Mushrooms between my toes

‘Cause every time it rains

You’re here in my head

Like the sun coming out

Looks like the sun is coming out

Ooh, I just know that something good is going to happen

And I don’t know when

But just saying it could even make it happen

Cludbuster. Kate Bush

“Frau Koehl! When feet get wet in the rain, do mushrooms start growing between the toes?”

Welcome to morning circle in my Grade 2 classroom! Not even 9 o’clock yet, and my seven year olds are already pondering the true questions of life. 

Outside our classroom window it is raining. Pouring! Torrential rainfalls coming down, quickly turning the grassy play area into a muddy swamp. Rain like the city hasn’t seen in months…years. Puddles and streams forming at the entrance to our class container – nicely mixed with the dirt that someone decided to dump outside during the first week of school. What a mess!

Art Work Year 2

“Please don’t play on the dirt piles children!” Another recess request falling on deaf ears. Who can blame them? It does look like fun climbing those enormous mounds of dirt. Especially if you are told not to do so. Warnings yelled from staff room windows. Teachers on duty trying their best to keep the kids off this exciting new play space. Good luck!

Back to my classroom. 24 pairs of muddy, wet rubber boots and shoes dropped haphazardly at the sliding door, school bags and sun hats on hooks outside, already drenched by the incessant rain. It is going to be a long day! 24 children stuck in a metal container for hours at end. 

Where every washroom break means putting on your (still wet and muddy) shoes – if you can find them in the ever growing pile at the door – and running to the main building, getting hammered by the rain. 

Where you think twice about having your students get their reading books out of their school bags outside (an idea quickly abandoned). And there are only so many movement breaks and beach movies on YouTube you can offer. 

By lunchtime I’m glad to get a – alas- short, but sweet break. Returning after a quick bite to eat, I find my class in a state of utter chaos. Not the normal it’s-Friday-and-we-are-having-indoor-recess-all-day-long kind of chaos. No, I mean children standing-on-chairs-and-tables-screaming-hysterically chaos! Assessing the situation professionally, I follow their little outstretched index fingers with my eyes and soon find the hard-to-miss source of their terror: a huge Huntsman spider! Sitting in the upper corner of the classroom. Not poisonous. Actually not dangerous at all – but really fat and hairy. And big. Very big. Luckily the beast is so far up that I don’t even have to pretend to be totally cool with catching it and extracting it from our classroom. Sometimes being the only adult in the room sucks!

“Don’t worry kids! It’s just a spider! (gag!) No need to panic! (silent scream!) I got this! (no I don’t).”

A Huntsman Spider

After teaching two more lessons – repeatedly checking secretly with my eyes, whether that spider is still sitting where I want it to sit (as far away from me as possible!) –  it is time to leave the classroom container. Freedom! Release! Finally! It’s swim time, with a free before-and-after shower included. Herding 24 kids in swimmers and goggles to the neighbouring pool, screaming from the excitement of being showered by Mother Nature… 100 metres never seemed so long!
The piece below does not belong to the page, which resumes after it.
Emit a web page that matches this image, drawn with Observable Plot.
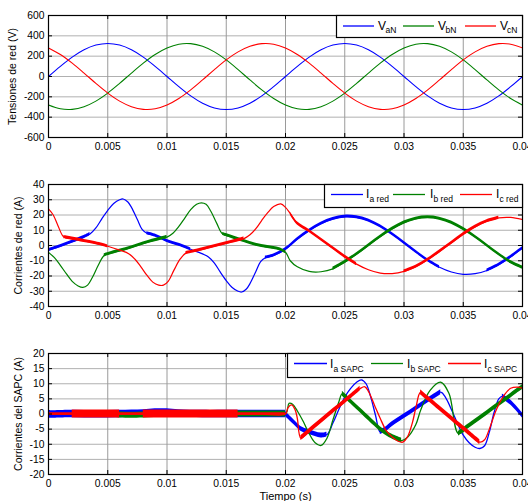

My day ends with bus duty in – yup you got it! – the rain! By now I have ditched my soaking wet shoes and perform my duties in thongs instead. The shoe kind, not the underwear. If you can’t beat’em, float’em! 

Still…after a summer of drought and heat and bushfires, the rain does feel great! Extinguishing fires still burning along thecoast of NSW, filling depleted water reserves at least a little bit, greening farmers’ pastures, cleaning the air and city from all ashes and dirt. 

Newport Beach in the rain

However, in the last couple of days it seems that things have gone from one extreme to the other: severe downpours, gusty winds, high tides and dangerous surf. Beaches in the area are being closed due to waves 5 meters high, flooding in the city, erosion in the bushfire areas, where the loss of vegetation cover increases the likelihood that some of the ground will get washed away. Fire and Rain. Australia, the land of extremes.

It’s a beautiful day to stay in bed and read, go for a walk in the drizzle along the deserted beach, letting your hair get all big and frizzy, meet with friends and sit and laugh in the rain. And maybe even grow some mushrooms between my toes.